There's been a little side discussion about the Xilinx IOB cell DDR output registers. The common idea of a DDR output register is A) the use of two registers clocked off different phases of the same clock with a mux controlled by the clock so the register just updated goes out.
It was my recollection from dicussions here that B) the DDR output register didn't have a physical mux but was effectively a two-clock register.
Is it A or B ?
There are 2 clock inputs for the two registers in the IOB schematic representation. What will happen when 100 MHz is applied on one clock and a
50 MHz clock with the rising edge coincident with the 100 MHz falling edge applied to the other clock? This is not true DDR but the edges are aligned to DDR transition locations.Will we see confused operation where the mux is controlled by clock1 or clock2 and the different rates produce undefined behavior or will the values be updated with the respective rising edges independent of the logic level of either clock?
I've been considering using two BUFGMUX gated clocks to produce outputs from two sections of my design through the DDR register based on the dual-clock register. If there is a real mux, this operation would be confused without additional DDR implementation understanding. Is there a definitive word on these registers?

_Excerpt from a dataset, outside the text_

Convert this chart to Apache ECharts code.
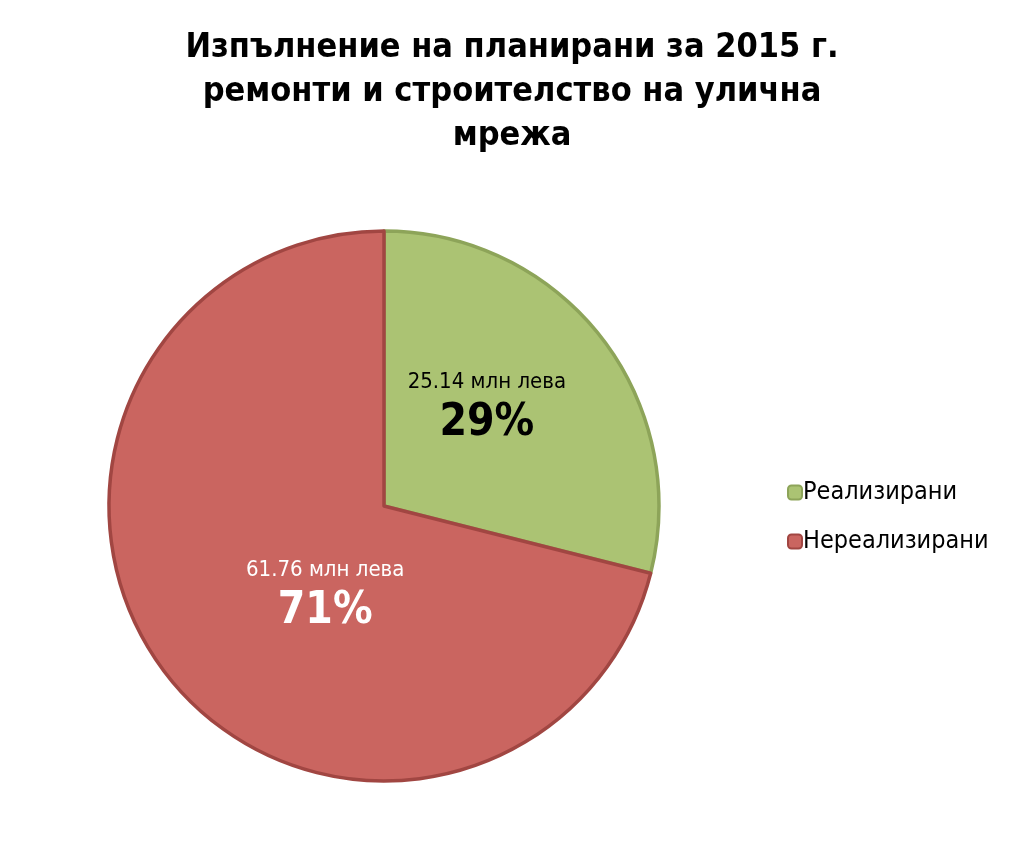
<!DOCTYPE html>
<html><head><meta charset="utf-8">
<script src="https://cdn.jsdelivr.net/npm/echarts@6/dist/echarts.min.js"></script>
<style>html,body{margin:0;padding:0;background:#fff}#c{width:1024px;height:852px}</style>
</head><body><div id="c"></div>
<script>
const titleText = 'Изпълнение на планирани за 2015 г.\nремонти и строителство на улична\nмрежа';
const categories = ['Реализирани', 'Нереализирани'];
const values = [25.14, 61.76];
const percentLabels = ['29%', '71%'];
const unit = 'млн лева';

const fills = ['#ABC373', '#CA6560'];
const borders = ['#8DA459', '#A14642'];
const labelColors = ['#000000', '#ffffff'];
const labelShift = [[-8, -14], [52, 1]];
const FONT = '"Liberation Sans Narrow", "DejaVu Sans Condensed", sans-serif';

const chart = echarts.init(document.getElementById('c'), null, {renderer: 'canvas'});
chart.setOption({
  animation: false,
  backgroundColor: '#fff',
  title: {
    text: titleText, left: 'center', top: 21,
    textStyle: {fontFamily: FONT, fontWeight: 'bold', fontSize: 34, lineHeight: 44, color: '#000'}
  },
  legend: {
    orient: 'vertical', left: 782, top: 475, itemGap: 24,
    itemWidth: 14, itemHeight: 14, icon: 'roundRect',
    textStyle: {fontFamily: FONT, fontSize: 25, color: '#000', padding: [0, 0, 0, -4]},
    data: categories
  },
  series: [{
    type: 'pie',
    center: [384, 506],
    radius: [0, 275],
    startAngle: 90,
    clockwise: true,
    avoidLabelOverlap: false,
    data: categories.map((c, i) => ({
      name: c, value: values[i],
      itemStyle: {color: fills[i], borderColor: borders[i], borderWidth: 3.5},
      label: {color: labelColors[i]}
    })),
    label: {
      show: true, position: 'inside',
      formatter: p => '{a|' + p.value.toFixed(2) + ' ' + unit + '}\n{b|' + percentLabels[p.dataIndex] + '}',
      rich: {
        a: {fontFamily: FONT, fontSize: 22, lineHeight: 36, align: 'center'},
        b: {fontFamily: FONT, fontSize: 44, fontWeight: 'bold', lineHeight: 46, align: 'center'}
      }
    },
    labelLayout: p => ({dx: labelShift[p.dataIndex][0], dy: labelShift[p.dataIndex][1]}),
    labelLine: {show: false},
    emphasis: {disabled: true}
  }]
});
</script></body></html>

As an aside, I've seen Syplify will now infer DDR registers if coded properly but their coding template includes the clock-controlled mux rather than a dual-edge register. Conceptually the muxed register is reasonable but a silicon implementation would either need propagation control for the mux to switch to the just-updated register after the clock-to-out time or would need a transition control such that a low/high/high sequence wouldn't glitch low between the highs or vice-versa. I put together logic a decade ago to bridge this gap in a discreete ECL solution that WAS glitching before applying the bridge logic.